Written instruction
In the entries below, find every line with "this" and copy it.

------------------------------------

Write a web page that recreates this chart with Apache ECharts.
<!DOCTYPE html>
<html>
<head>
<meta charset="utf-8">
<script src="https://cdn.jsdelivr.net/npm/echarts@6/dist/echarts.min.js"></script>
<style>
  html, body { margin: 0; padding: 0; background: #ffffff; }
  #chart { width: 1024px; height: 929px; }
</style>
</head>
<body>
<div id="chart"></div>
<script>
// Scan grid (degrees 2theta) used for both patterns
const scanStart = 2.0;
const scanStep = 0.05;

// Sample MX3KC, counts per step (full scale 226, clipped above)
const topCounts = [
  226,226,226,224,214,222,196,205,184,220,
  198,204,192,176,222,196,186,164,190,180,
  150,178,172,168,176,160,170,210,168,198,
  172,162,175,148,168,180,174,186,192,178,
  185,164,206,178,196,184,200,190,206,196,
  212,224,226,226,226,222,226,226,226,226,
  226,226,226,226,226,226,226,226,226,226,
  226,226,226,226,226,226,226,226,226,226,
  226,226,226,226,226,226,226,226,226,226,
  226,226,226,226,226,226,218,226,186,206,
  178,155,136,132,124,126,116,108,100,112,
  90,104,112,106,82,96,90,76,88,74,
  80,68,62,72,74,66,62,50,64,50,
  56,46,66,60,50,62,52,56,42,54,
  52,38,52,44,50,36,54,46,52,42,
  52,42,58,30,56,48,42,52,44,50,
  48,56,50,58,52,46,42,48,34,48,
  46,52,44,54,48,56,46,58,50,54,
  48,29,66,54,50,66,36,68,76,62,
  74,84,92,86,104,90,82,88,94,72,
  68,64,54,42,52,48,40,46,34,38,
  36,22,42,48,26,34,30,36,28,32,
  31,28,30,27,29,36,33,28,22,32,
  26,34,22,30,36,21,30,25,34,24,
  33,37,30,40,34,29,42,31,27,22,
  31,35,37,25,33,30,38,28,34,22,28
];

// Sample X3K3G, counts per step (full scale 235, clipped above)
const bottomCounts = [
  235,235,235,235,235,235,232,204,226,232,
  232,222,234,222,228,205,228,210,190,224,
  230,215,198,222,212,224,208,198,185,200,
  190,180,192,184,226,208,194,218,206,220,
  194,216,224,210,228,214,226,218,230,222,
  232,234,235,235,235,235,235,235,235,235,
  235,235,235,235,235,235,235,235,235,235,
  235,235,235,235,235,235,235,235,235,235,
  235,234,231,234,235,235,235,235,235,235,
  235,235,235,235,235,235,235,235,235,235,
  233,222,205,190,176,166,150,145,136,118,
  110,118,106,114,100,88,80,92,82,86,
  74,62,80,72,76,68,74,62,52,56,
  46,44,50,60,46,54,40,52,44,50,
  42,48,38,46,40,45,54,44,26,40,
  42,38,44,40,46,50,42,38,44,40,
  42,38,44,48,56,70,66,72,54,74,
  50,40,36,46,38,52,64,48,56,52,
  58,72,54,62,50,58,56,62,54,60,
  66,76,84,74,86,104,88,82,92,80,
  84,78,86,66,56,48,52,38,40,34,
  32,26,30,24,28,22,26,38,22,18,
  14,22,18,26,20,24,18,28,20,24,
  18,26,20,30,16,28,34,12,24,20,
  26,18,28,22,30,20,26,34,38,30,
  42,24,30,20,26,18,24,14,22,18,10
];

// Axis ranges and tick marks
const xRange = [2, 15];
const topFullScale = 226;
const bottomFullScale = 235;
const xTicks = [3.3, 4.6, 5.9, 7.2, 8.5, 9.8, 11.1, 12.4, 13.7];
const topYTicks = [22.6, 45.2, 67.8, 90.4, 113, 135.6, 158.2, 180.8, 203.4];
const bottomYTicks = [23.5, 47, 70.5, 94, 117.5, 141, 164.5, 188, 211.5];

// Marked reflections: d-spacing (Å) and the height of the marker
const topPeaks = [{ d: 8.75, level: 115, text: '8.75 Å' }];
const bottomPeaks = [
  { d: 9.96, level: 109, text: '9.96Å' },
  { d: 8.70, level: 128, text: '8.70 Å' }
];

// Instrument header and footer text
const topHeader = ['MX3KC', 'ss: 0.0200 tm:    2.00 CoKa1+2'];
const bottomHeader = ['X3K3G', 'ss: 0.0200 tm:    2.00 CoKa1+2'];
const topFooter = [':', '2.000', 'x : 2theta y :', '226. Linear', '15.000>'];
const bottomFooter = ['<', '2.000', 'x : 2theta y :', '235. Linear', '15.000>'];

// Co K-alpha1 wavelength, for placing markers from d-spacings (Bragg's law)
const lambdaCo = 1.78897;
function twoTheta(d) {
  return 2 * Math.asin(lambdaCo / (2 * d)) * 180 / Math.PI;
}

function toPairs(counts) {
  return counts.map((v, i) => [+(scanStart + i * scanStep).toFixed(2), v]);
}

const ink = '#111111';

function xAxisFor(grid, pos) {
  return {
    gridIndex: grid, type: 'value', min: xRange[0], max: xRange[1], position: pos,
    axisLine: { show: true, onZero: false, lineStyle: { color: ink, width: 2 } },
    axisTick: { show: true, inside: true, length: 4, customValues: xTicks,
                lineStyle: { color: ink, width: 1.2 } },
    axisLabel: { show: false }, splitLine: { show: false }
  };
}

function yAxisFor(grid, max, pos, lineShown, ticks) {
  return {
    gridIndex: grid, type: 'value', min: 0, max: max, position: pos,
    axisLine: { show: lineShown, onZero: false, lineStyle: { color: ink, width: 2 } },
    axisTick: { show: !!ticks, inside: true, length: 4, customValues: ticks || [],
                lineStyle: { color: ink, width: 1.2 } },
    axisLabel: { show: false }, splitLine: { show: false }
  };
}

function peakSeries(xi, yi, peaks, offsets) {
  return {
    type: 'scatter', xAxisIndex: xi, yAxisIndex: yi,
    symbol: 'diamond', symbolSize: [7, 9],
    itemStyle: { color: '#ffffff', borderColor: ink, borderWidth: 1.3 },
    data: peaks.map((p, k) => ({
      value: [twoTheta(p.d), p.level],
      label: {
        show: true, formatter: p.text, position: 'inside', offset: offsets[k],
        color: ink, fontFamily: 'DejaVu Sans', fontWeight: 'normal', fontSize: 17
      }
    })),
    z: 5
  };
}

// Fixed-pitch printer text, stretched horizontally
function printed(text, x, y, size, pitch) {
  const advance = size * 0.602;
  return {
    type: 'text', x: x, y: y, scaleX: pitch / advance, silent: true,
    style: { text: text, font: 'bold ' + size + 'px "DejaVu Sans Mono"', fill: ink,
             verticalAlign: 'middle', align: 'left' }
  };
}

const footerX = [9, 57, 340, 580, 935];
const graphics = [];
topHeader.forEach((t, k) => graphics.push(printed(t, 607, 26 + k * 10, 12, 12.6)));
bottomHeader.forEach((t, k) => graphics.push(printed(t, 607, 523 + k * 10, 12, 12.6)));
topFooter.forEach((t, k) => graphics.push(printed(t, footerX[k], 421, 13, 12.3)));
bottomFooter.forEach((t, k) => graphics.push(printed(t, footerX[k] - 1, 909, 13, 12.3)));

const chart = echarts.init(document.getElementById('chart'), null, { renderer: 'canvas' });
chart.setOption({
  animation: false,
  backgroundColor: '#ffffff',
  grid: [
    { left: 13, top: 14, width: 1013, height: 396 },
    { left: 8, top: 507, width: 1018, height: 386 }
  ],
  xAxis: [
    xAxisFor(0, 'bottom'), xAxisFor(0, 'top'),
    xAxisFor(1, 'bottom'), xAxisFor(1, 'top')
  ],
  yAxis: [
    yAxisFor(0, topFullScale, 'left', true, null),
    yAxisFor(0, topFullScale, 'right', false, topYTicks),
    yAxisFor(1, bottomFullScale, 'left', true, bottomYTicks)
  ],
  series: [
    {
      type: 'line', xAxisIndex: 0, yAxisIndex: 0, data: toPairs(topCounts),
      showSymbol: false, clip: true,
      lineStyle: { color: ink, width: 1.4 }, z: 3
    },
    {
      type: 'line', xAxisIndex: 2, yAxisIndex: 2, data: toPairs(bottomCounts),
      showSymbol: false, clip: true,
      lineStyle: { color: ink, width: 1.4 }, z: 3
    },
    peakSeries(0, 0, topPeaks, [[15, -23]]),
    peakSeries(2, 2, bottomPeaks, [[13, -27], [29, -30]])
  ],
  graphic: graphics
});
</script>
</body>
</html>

------------------------------------

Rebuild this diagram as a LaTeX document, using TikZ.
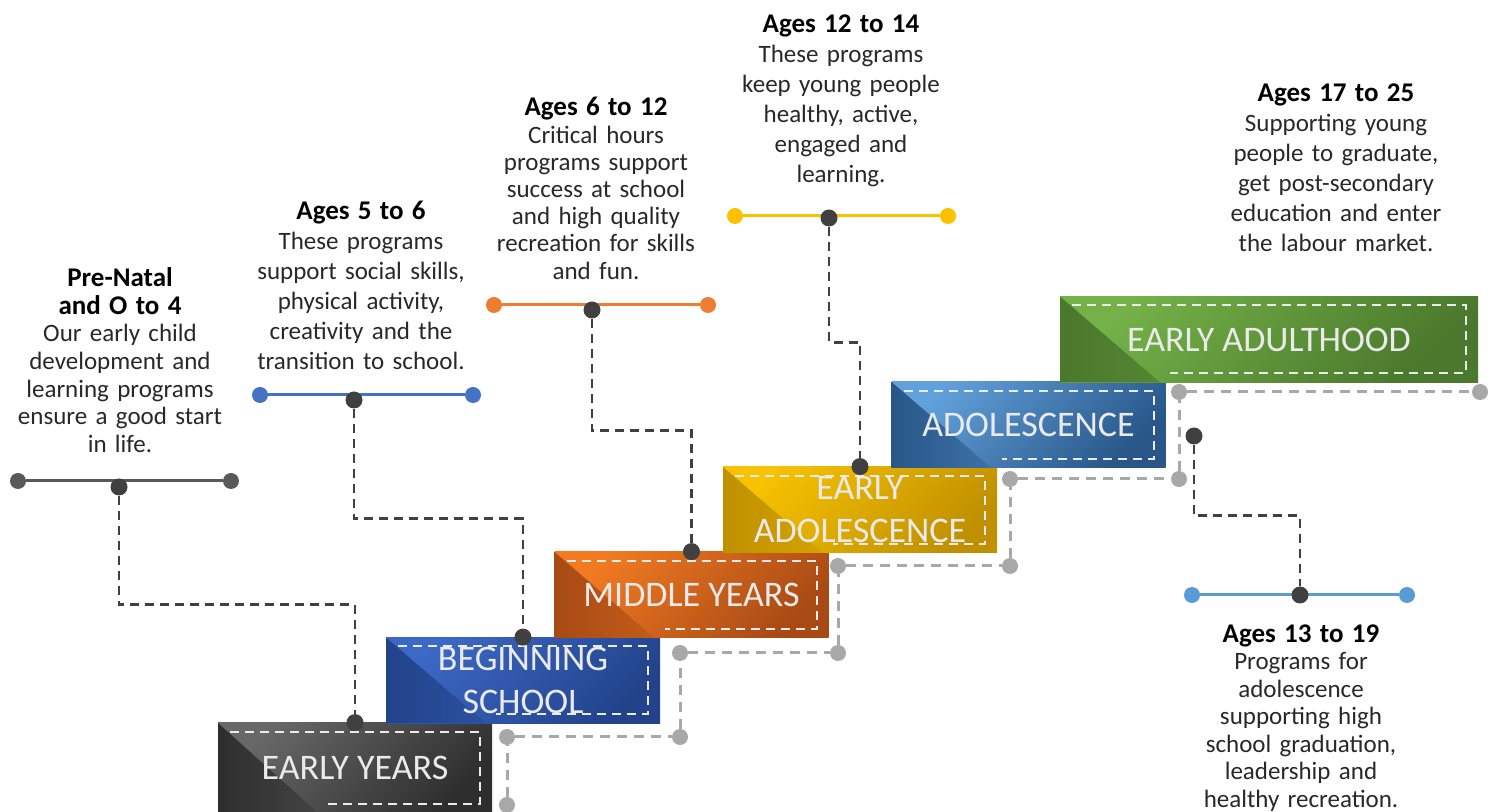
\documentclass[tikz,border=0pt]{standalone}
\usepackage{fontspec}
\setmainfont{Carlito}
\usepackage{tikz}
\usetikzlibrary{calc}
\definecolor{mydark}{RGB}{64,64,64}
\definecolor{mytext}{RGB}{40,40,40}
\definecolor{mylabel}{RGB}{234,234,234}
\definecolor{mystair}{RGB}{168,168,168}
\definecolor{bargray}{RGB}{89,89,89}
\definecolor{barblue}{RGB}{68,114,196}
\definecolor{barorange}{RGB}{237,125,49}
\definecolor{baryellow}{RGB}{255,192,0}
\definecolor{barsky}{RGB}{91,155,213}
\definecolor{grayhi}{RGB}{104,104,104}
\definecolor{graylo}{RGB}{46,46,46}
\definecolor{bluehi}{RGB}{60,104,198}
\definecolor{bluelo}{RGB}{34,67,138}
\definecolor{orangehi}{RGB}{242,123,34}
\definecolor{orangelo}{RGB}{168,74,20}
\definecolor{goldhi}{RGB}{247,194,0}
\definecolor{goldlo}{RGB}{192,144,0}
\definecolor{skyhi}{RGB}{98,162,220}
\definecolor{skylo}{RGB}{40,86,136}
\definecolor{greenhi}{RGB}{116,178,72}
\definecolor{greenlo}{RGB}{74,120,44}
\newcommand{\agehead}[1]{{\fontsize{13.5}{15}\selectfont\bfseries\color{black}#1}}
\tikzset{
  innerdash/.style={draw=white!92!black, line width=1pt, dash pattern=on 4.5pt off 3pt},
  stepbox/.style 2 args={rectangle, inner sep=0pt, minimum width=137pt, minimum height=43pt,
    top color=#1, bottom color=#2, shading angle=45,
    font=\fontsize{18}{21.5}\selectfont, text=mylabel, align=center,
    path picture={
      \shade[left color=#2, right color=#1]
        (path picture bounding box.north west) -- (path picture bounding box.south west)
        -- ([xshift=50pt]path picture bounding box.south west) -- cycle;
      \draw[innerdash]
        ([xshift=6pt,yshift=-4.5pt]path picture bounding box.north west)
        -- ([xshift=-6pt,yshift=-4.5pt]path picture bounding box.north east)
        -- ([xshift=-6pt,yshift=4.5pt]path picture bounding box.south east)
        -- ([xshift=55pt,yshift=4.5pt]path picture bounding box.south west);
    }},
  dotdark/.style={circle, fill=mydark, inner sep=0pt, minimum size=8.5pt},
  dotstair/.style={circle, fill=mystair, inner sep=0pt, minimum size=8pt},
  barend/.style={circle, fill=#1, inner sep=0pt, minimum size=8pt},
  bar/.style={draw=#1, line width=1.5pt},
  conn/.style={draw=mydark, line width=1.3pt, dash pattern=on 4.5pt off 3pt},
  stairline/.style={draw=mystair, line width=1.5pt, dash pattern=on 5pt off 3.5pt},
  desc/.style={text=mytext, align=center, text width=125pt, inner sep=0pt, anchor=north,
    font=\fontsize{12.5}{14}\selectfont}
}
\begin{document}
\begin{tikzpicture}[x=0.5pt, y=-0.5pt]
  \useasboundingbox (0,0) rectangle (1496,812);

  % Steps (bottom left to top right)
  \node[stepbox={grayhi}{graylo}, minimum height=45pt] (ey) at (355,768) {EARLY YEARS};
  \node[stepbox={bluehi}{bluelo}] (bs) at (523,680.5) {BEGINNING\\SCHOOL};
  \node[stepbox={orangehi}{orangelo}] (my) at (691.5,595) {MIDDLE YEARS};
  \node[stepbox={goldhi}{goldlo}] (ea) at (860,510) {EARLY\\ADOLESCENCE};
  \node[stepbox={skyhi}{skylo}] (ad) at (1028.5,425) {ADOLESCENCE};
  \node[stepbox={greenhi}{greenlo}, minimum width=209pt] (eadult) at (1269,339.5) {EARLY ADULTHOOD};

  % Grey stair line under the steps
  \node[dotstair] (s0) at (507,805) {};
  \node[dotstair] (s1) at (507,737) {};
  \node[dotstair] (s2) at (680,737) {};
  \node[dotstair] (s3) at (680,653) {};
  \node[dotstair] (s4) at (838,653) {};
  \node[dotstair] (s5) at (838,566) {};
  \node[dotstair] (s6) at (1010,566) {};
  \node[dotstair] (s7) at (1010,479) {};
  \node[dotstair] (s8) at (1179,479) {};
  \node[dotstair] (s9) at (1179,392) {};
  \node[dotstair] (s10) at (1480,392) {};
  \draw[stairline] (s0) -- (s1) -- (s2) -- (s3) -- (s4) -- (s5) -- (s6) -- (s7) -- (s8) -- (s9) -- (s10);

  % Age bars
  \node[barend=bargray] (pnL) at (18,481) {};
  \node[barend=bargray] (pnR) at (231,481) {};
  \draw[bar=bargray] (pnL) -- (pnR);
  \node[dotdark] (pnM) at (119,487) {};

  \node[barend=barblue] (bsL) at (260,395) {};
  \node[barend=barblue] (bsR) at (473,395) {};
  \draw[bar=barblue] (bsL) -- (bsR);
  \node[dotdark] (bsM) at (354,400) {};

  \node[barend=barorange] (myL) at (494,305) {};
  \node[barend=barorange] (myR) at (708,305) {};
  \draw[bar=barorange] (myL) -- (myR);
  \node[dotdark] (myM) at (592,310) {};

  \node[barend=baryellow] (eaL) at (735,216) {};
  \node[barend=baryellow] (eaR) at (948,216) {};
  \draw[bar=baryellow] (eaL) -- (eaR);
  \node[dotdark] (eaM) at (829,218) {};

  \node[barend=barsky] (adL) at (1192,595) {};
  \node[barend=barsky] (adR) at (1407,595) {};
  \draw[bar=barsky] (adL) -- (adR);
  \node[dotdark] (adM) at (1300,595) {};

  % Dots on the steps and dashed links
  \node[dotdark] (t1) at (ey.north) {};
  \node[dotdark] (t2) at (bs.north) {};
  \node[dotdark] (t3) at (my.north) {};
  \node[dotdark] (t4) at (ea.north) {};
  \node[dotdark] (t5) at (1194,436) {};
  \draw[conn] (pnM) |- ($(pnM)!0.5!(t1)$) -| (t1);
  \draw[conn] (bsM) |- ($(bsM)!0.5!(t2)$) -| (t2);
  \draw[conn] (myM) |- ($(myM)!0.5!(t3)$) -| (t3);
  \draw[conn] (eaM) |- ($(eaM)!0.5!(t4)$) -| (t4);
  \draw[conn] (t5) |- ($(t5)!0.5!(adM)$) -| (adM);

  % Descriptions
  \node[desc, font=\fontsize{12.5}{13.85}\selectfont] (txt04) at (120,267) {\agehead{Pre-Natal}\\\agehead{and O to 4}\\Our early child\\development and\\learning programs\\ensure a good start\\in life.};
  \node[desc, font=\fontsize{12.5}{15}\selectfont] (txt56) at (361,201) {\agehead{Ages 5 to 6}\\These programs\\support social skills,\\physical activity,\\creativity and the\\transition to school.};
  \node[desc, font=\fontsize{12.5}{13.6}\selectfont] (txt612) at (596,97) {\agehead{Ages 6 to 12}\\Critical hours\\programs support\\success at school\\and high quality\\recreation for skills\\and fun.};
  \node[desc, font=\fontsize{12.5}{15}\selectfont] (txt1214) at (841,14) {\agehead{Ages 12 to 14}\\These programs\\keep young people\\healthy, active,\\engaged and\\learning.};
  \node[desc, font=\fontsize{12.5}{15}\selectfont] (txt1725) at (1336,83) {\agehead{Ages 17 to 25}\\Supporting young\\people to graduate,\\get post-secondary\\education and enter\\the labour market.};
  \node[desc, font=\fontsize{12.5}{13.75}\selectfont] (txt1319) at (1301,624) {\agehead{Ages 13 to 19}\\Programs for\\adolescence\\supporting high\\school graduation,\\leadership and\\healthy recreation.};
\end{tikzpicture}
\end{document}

------------------------------------

Exercise result
Write a web page that recreates this chart with Apache ECharts.
Rebuild this diagram as a LaTeX document, using TikZ.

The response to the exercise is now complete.